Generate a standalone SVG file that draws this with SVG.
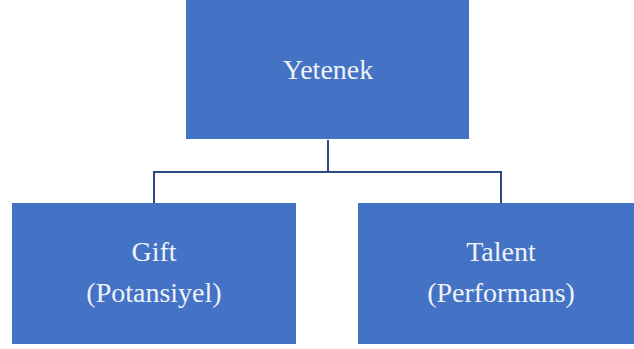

* * *

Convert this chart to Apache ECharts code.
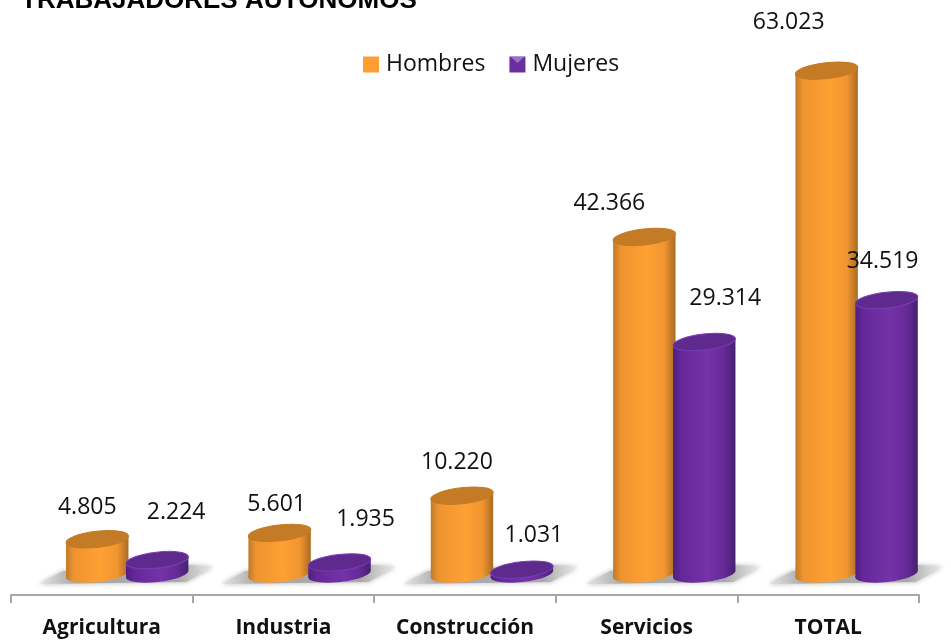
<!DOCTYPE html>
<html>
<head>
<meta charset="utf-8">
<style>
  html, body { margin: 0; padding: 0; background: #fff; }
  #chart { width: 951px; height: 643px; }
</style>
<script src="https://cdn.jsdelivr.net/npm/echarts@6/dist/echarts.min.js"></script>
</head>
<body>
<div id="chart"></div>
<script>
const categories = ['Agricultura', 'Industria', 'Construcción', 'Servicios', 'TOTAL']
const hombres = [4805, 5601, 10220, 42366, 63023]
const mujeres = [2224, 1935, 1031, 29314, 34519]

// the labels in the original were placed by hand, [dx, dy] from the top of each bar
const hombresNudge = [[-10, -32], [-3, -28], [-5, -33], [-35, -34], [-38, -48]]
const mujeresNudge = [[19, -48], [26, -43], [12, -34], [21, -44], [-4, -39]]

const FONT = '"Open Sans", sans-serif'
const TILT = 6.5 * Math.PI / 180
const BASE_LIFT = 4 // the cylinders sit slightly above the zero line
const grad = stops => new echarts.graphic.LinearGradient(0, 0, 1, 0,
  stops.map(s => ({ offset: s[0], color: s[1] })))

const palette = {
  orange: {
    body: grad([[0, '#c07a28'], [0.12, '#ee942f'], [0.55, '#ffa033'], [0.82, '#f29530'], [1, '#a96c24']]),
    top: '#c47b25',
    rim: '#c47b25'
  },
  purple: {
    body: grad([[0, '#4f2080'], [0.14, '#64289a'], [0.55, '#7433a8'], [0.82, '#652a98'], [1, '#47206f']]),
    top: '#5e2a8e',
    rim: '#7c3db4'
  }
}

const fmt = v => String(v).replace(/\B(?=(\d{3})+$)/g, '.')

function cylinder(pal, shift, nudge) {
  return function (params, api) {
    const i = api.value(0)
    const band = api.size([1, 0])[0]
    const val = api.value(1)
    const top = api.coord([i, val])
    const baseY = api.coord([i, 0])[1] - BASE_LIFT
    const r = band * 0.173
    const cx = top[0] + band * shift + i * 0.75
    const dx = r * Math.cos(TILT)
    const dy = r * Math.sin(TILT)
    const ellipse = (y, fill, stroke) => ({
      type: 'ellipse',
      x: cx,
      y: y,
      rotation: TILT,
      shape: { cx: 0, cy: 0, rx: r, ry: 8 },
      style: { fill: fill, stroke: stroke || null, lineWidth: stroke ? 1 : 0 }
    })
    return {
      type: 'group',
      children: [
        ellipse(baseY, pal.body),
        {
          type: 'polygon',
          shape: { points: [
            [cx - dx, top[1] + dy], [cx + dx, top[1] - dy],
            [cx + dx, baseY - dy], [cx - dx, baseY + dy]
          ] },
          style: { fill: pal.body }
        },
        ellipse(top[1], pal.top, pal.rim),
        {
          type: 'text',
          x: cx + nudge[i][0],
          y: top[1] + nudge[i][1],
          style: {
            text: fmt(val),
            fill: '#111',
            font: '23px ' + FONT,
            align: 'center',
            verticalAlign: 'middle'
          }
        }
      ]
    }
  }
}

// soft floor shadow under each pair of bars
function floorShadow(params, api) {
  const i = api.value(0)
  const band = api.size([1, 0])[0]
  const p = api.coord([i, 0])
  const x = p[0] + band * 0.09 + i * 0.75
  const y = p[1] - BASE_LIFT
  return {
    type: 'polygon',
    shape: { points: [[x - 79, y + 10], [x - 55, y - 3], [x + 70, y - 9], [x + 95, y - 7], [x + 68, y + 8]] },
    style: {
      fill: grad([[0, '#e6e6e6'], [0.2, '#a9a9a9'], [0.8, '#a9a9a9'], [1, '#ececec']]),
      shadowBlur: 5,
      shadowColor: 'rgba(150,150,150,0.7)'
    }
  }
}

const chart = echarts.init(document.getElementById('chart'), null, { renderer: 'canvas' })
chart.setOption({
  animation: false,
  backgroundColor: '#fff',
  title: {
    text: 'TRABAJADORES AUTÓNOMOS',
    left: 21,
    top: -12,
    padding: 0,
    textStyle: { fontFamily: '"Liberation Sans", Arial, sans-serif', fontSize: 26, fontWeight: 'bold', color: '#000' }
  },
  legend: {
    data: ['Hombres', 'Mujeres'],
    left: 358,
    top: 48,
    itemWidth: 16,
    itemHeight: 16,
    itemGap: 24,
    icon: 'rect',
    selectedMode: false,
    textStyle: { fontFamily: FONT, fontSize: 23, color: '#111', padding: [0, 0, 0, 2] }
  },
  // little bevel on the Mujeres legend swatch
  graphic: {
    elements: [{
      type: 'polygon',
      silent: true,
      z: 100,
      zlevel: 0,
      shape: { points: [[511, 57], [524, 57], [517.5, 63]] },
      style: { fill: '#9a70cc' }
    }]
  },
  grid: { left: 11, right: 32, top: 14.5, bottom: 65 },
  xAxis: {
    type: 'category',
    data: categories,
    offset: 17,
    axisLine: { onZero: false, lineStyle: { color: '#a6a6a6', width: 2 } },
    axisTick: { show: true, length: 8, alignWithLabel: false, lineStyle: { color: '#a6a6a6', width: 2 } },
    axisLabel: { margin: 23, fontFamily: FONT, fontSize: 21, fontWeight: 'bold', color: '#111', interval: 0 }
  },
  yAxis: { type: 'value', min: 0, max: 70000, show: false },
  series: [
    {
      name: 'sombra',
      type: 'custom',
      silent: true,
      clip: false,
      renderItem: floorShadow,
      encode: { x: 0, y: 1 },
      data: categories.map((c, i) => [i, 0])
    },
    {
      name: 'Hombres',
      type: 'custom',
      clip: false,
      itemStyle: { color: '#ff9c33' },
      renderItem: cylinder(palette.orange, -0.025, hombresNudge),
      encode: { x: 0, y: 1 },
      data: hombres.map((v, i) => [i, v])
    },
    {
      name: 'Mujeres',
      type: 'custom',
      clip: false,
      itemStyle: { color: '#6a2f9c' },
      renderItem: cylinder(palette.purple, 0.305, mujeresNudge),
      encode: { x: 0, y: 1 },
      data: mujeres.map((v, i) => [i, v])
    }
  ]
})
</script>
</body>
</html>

* What you will do *
Exactly the lines from the one with "Convert this chart to Apache ECharts code." through the one with "const fmt = v" are to be reproduced, and no pictures with them.

* Output of the task *
Convert this chart to Apache ECharts code.
<!DOCTYPE html>
<html>
<head>
<meta charset="utf-8">
<style>
  html, body { margin: 0; padding: 0; background: #fff; }
  #chart { width: 951px; height: 643px; }
</style>
<script src="https://cdn.jsdelivr.net/npm/echarts@6/dist/echarts.min.js"></script>
</head>
<body>
<div id="chart"></div>
<script>
const categories = ['Agricultura', 'Industria', 'Construcción', 'Servicios', 'TOTAL']
const hombres = [4805, 5601, 10220, 42366, 63023]
const mujeres = [2224, 1935, 1031, 29314, 34519]

// the labels in the original were placed by hand, [dx, dy] from the top of each bar
const hombresNudge = [[-10, -32], [-3, -28], [-5, -33], [-35, -34], [-38, -48]]
const mujeresNudge = [[19, -48], [26, -43], [12, -34], [21, -44], [-4, -39]]

const FONT = '"Open Sans", sans-serif'
const TILT = 6.5 * Math.PI / 180
const BASE_LIFT = 4 // the cylinders sit slightly above the zero line
const grad = stops => new echarts.graphic.LinearGradient(0, 0, 1, 0,
  stops.map(s => ({ offset: s[0], color: s[1] })))

const palette = {
  orange: {
    body: grad([[0, '#c07a28'], [0.12, '#ee942f'], [0.55, '#ffa033'], [0.82, '#f29530'], [1, '#a96c24']]),
    top: '#c47b25',
    rim: '#c47b25'
  },
  purple: {
    body: grad([[0, '#4f2080'], [0.14, '#64289a'], [0.55, '#7433a8'], [0.82, '#652a98'], [1, '#47206f']]),
    top: '#5e2a8e',
    rim: '#7c3db4'
  }
}

const fmt = v => String(v).replace(/\B(?=(\d{3})+$)/g, '.')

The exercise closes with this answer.